While many animals communicate vocally, few can intentionally modify their sounds the way humans do.
Tilda’s vocal skills suggest that the capacity for flexible speech-like communication existed long before Homo sapiens evolved.
If orangutans, chimpanzees, and gorillas can produce and modify vowel- and consonant-like sounds, it strengthens the theory that our early ancestors—such as Neanderthals or Homo erectus—might have had primitive speech-like abilities.
Linguist Mark Sicoli told Discovery News:
“What Bonnie (another whistling orangutan) shows is that anatomically, whistling would have been in the range of potential sound-making behavior of Archaic Homo sapiens, including Neanderthals and earlier hominins like Homo erectus and Australopithecines.”
This means that the origins of human speech might not have suddenly emerged with Homo sapiens but could have been gradually developing over millions of years.
Other Apes Are Showing Signs of Speech-Like Abilities
Tilda isn’t the only great ape demonstrating unexpected vocal skills.
Bonnie, an orangutan at the National Zoo in Washington, D.C., has taught herself to whistle—seemingly for fun.
Koko, the famous gorilla, was able to use sign language and make sound-based associations with certain words.
Chimpanzees have been observed making rapid “chattering” sounds that resemble human speech patterns.

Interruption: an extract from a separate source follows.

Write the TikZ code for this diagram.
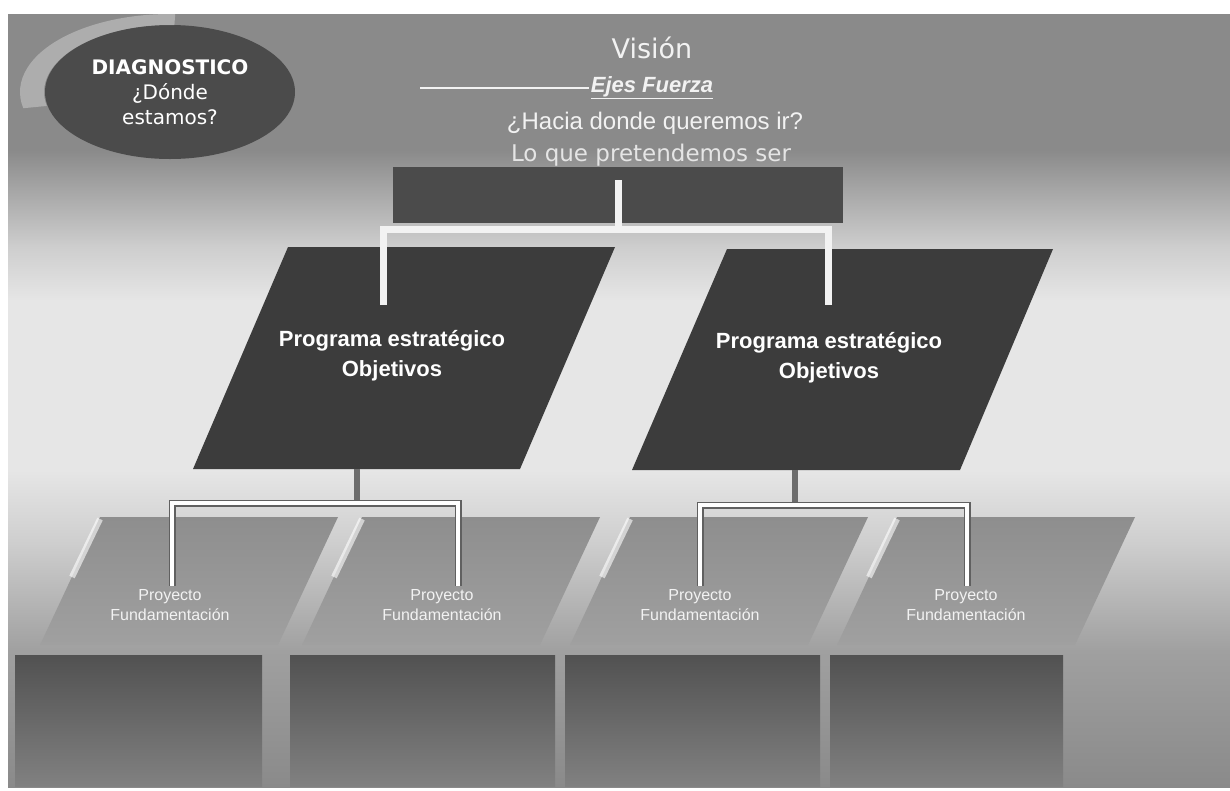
\documentclass[tikz,border=0pt]{standalone}
\usepackage{fontspec}
\setmainfont{Liberation Sans}
\newfontfamily\dejavu{DejaVu Sans}
\usetikzlibrary{positioning,calc,shapes.geometric}
\definecolor{slate}{HTML}{8A8A8A}
\definecolor{mist}{HTML}{CDCDCD}
\definecolor{haze}{HTML}{E6E6E6}
\definecolor{smoke}{HTML}{A0A0A0}
\definecolor{ash}{HTML}{4B4B4B}
\definecolor{coal}{HTML}{3C3C3C}
\definecolor{pebble}{HTML}{8E8E8E}
\definecolor{chalk}{HTML}{F2F2F2}

\begin{document}
\begin{tikzpicture}[x=1pt,y=-1pt,
    wbar/.style={chalk, line width=7pt},
    gbar/.style={draw=gray!75!black, double=white, line width=1.5pt, double distance=4pt},
    gstub/.style={gray!85!black, line width=6pt},
    progbox/.style={fill=coal},
    progtext/.style={text=white, align=center, font=\bfseries\fontsize{22}{30}\selectfont},
    tilebox/.style={top color=pebble, bottom color=smoke},
    projtext/.style={text=chalk, align=center, font=\fontsize{16}{20}\selectfont},
    toptext/.style={text=chalk, inner sep=2pt}]
  \useasboundingbox (0,0) rectangle (1230,790);
  % slide background
  \foreach \ya/\yb/\ct/\cb in {14/150/slate/slate, 150/245/slate/mist, 245/300/mist/haze,
      300/470/haze/haze, 470/545/haze/mist, 545/650/mist/smoke, 650/786/smoke/slate}
    \shade[top color=\ct, bottom color=\cb] (8,\ya) rectangle (1230,\yb+1);

  % diagnostico
  \node[ellipse, fill=ash, minimum width=250pt, minimum height=134pt, inner sep=0pt,
        text=white, align=center, font=\dejavu\fontsize{20}{25}\selectfont] (diag) at (170,92)
        {{\bfseries DIAGNOSTICO}\\¿Dónde\\estamos?};
  \fill[white, opacity=.3] ($(diag.center)+(168:150 and 78)$)
      arc[start angle=168, end angle=272, x radius=150, y radius=78]
      -- ($(diag.center)+(272:126 and 67)$)
      arc[start angle=272, end angle=168, x radius=126, y radius=67] -- cycle;

  % vision
  \node[toptext, font=\dejavu\fontsize{27}{30}\selectfont] (vision) at (652,48) {Visión};
  \node[toptext, font=\bfseries\itshape\fontsize{22}{26}\selectfont] (ejes) at (652,88) {\underline{Ejes Fuerza}};
  \node[toptext, font=\fontsize{24}{28}\selectfont] (hacia) at (655,123) {¿Hacia donde queremos ir?};
  \node[toptext, text=gray!20, font=\dejavu\fontsize{23}{27}\selectfont] (pretend) at (651,155) {Lo que pretendemos ser};
  \coordinate (lineA) at (420,88);
  \draw[chalk, line width=2.5pt] (lineA) -- (ejes.west);
  \node[fill=ash, minimum width=450pt, minimum height=56pt, inner sep=0pt] (visbox) at (618,195) {};

  % programas
  \fill[progbox] (288,247) -- (615,247) -- (520,469) -- (193,469) -- cycle;
  \fill[progbox] (727,249) -- (1053,249) -- (960,470) -- (632,470) -- cycle;
  \node[progtext] (progL) at (392,356) {Programa estratégico\\Objetivos};
  \node[progtext] (progR) at (829,358) {Programa estratégico\\Objetivos};

  \coordinate (barL) at (383,229);
  \coordinate (barR) at (828,229);
  \coordinate (stubL) at (383,305);
  \coordinate (stubR) at (828,305);
  \draw[wbar] (stubL) -- (barL) -- (barR) -- (stubR);
  \draw[wbar] (visbox.center |- 0,180) -- (visbox.center |- barL);

  % proyectos
  \foreach \tx/\px [count=\i] in {100/170, 362/442, 630/700, 897/966} {
    \shade[tilebox] (\tx,517) -- (\tx+238,517) -- (\tx+178,645) -- (\tx-60,645) -- cycle;
    \draw[white, opacity=.6, line width=6pt] (\tx,519) -- (\tx-28,577);
    \node[projtext] (proj\i) at (\px,605) {Proyecto\\Fundamentación};
  }
  \foreach \ba/\bb in {15/262, 290/555, 565/820, 830/1063}
    \shade[top color=ash!90!slate, bottom color=slate!85!ash] (\ba,655) rectangle (\bb,786);

  \coordinate (footL) at (357,469);
  \coordinate (footR) at (795,470);
  \coordinate (cornA) at (172,503);
  \coordinate (cornB) at (458,503);
  \coordinate (cornC) at (700,505);
  \coordinate (cornD) at (967,505);
  \draw[gstub] (footL) -- (footL |- cornA);
  \draw[gstub] (footR) -- (footR |- cornC);
  \draw[gbar] (cornA |- proj1.north) -- (cornA) -- (cornB) -- (cornB |- proj2.north);
  \draw[gbar] (cornC |- proj3.north) -- (cornC) -- (cornD) -- (cornD |- proj4.north);
\end{tikzpicture}
\end{document}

The fact that multiple great apes in different locations are displaying speech-like abilities suggests that this may not be a rare or isolated behavior but rather a widespread cognitive ability that we’ve overlooked.
How This Could Change the Way We Study Human Language
Traditionally, linguists and anthropologists have assumed that our ancestors needed some kind of genetic “breakthrough” before developing speech.
However, the gradualist theory suggests that speech didn’t emerge suddenly—it evolved slowly from simpler vocal behaviors, like the ones we now see in great apes.
By studying Tilda and other vocal apes, researchers may be able to pinpoint the missing evolutionary links that led to the formation of complex human speech.
Future studies will focus on:
Examining how wild orangutans and chimpanzees use vocalization in their natural habitat.
Investigating whether apes can be trained to develop even more human-like speech patterns.
Comparing ape vocal control with fossil evidence from early hominins.
Are We Closer to Unlocking the Mystery of Human Speech?
Tilda’s vocal abilities suggest that the foundation for human speech may have existed long before we ever imagined.
If orangutans and other apes can modify their vocalizations and use them with intent, it challenges the assumption that our ancestors suddenly “discovered” language out of nowhere.
The discovery raises profound questions:
Were early humans already using primitive speech 2-3 million years ago?
Can other great apes be trained to mimic human-like language patterns?
What other vocal abilities are hidden in the animal kingdom that we’ve yet to uncover?
As researchers continue to study Tilda and her remarkable abilities, we may soon find ourselves rewriting the history of human speech evolution.
And to think—it all started with an orangutan trying to ask for more food.